NORMAN — Because of the quarterback's smarts and the offense's design, not many defenses have gotten all that close to Oklahoma State's Brandon Weeden this year.
The Cowboys have given up 11 sacks in 11 games, 15th in the country. Texas A&M got to him early, registering three of those 11 sacks, but then Weeden shredded the Aggies in the second half.
Next to Texas A&M, and perhaps Texas, this week figures to present OSU with its biggest challenge up front.
Even without junior Ronnell Lewis, Oklahoma's line – questioned entering the season – has turned out to be one of the team's consistent strengths. The Sooners have recorded 37 sacks, tied for third in the country.
Might this be a week when Weeden, at the very least, has someone speeding up his decisions?
“It'll be a factor,” OU coach Bob Stoops said of pressure. “It always is.”
A lot of the success in pass protection has been OSU's offensive line. And a lot of it has been Weeden, too.
“He's very efficient when he gets rid of the ball and how he distributes it,” Sooners defensive ends coach Bobby Jack Wright said. “He understands coverages, and he knows where his people are. He's not holding on to the ball very long. Getting pressure on a guy like him makes it pretty difficult.
“Nobody's gotten very many sacks on them. But, again, part of that is keeping pressure on him, keeping the pocket coming back at him, being in throwing lanes, throwing windows, where he doesn't have clean shots at you.”
Pressure – any level of it – is made more important in light of the fact OU has been extremely vulnerable all season to big-play passing offenses.
But where will the Sooners get their pass rush?
Lewis had 5½ sacks and 13 tackles behind the line before going down with a sprained knee two weeks ago.

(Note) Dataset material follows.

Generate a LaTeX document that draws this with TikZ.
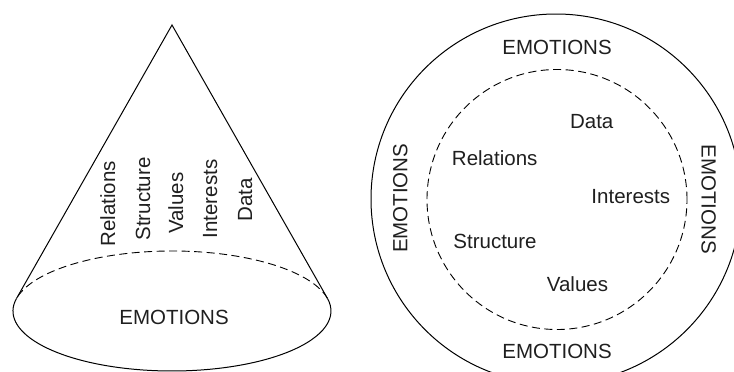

In his place, Wright and defensive coordinator Brent Venables moved Corey Nelson to end against Iowa State.
But Wright said that had a lot to do with the Cyclones' zone-read game, putting Nelson in similar positions to when he plays the “jack” in the 3-4 scheme. Don't presume he'll get a steady diet of snaps there this week, even if he did record eight tackles last week.
“He's a pretty good blitzer, as a linebacker, but he's not a quote-unquote edge rusher, if you will,” Wright said. “But we'll have other guys ready to go in our rush package.”
That puts more weight on David King and R.J. Washington, who have been pleasant surprises this year, and Frank Alexander, who is surprising no one by now.
The senior has 8½ sacks and 18 tackles for a loss this season. He's in position, as of now, to be the league's defensive player of the year.
Alexander, though, had a flare-up of a month-old stinger Saturday against Iowa State. He said he played more snaps against ISU than he was accustomed to, another product of Lewis being out.
Like in the Texas game, Venables could be more aggressive with blitzes from the secondary and linebackers. Tom Wort and Travis Lewis tag-teamed last week for a tipped pass and interception returned deep into Cyclones' territory.
Blitzes from Aaron Colvin and the other safeties have been successful this season, as well.
And perhaps a new wrinkle will present an opportunity for pressure. In the Texas game, Venables rolled out the four-defensive ends “endies” look. Last year, before Bedlam, it was the three-man front “50” defense – which featured some different blitz looks from the edges.
Venables smiled Monday and said “no tricks” are in the works for Saturday. But, c'mon, do you really think he's going to tip his hand a few days before the game?
“We need to put guys from one sideline to the next,” Venables said, joking. “Would that cover them up?”